Reproduce, please, only the lines from the first line below to the line containing "labels = labels[:51]", inclusive.

Provided material:
**********

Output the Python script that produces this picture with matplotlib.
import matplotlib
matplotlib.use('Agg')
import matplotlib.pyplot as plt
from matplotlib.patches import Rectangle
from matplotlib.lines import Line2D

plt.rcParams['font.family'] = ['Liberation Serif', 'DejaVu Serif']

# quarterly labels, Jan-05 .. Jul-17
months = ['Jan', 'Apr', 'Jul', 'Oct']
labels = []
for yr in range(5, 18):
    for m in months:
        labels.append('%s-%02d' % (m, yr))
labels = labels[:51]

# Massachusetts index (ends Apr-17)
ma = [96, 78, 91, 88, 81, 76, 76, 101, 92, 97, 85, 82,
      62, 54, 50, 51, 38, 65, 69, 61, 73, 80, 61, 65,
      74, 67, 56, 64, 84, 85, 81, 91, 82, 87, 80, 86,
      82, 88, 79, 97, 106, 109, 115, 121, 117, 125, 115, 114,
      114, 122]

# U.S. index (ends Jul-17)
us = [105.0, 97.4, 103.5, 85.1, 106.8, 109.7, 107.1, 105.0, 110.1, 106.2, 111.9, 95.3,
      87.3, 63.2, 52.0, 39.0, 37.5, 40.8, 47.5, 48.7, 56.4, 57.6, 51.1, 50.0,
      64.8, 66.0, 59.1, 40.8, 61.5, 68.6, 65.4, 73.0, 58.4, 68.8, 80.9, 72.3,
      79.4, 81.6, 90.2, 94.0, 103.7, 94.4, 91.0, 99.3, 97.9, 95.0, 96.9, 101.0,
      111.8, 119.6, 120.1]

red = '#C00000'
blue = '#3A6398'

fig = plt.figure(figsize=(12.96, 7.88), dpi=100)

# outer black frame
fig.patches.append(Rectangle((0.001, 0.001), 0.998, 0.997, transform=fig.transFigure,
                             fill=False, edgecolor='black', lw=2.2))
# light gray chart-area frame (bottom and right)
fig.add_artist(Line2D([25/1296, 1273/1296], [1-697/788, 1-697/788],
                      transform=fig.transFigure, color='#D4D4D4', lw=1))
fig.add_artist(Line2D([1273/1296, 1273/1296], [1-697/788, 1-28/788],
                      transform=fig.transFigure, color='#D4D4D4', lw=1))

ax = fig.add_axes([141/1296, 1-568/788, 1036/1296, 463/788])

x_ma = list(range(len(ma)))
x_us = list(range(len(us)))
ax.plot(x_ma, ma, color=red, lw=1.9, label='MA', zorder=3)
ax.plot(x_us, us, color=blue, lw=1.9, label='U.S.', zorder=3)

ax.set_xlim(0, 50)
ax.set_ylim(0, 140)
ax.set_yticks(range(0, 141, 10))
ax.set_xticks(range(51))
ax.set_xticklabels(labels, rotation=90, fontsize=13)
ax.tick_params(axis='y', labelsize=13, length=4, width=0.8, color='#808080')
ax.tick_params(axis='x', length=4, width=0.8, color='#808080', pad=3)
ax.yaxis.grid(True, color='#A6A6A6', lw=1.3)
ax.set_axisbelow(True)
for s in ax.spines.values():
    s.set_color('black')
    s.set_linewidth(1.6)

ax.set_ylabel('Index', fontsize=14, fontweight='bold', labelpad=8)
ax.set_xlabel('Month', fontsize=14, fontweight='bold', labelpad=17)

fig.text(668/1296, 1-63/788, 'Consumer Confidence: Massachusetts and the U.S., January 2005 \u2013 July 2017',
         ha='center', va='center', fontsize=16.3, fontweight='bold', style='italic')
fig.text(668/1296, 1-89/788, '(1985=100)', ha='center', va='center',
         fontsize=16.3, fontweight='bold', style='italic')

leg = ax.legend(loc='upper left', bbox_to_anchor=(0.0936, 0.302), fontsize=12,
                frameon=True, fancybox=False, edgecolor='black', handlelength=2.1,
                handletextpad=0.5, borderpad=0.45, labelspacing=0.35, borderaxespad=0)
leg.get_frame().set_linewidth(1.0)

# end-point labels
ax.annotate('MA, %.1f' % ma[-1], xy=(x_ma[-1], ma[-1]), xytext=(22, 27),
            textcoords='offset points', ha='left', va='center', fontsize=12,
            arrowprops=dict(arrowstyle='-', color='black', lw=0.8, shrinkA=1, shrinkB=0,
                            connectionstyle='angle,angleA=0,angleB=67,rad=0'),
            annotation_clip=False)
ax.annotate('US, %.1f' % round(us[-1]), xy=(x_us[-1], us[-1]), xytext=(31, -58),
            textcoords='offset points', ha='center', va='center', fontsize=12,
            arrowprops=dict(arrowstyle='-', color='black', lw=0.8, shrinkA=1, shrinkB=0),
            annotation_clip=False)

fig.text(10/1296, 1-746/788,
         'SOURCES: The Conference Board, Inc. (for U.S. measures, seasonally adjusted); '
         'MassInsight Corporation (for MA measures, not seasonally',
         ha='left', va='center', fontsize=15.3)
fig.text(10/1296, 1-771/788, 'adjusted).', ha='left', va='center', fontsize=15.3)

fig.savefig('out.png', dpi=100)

**********

Answer to this problem:
Output the Python script that produces this picture with matplotlib.
import matplotlib
matplotlib.use('Agg')
import matplotlib.pyplot as plt
from matplotlib.patches import Rectangle
from matplotlib.lines import Line2D

plt.rcParams['font.family'] = ['Liberation Serif', 'DejaVu Serif']

# quarterly labels, Jan-05 .. Jul-17
months = ['Jan', 'Apr', 'Jul', 'Oct']
labels = []
for yr in range(5, 18):
    for m in months:
        labels.append('%s-%02d' % (m, yr))
labels = labels[:51]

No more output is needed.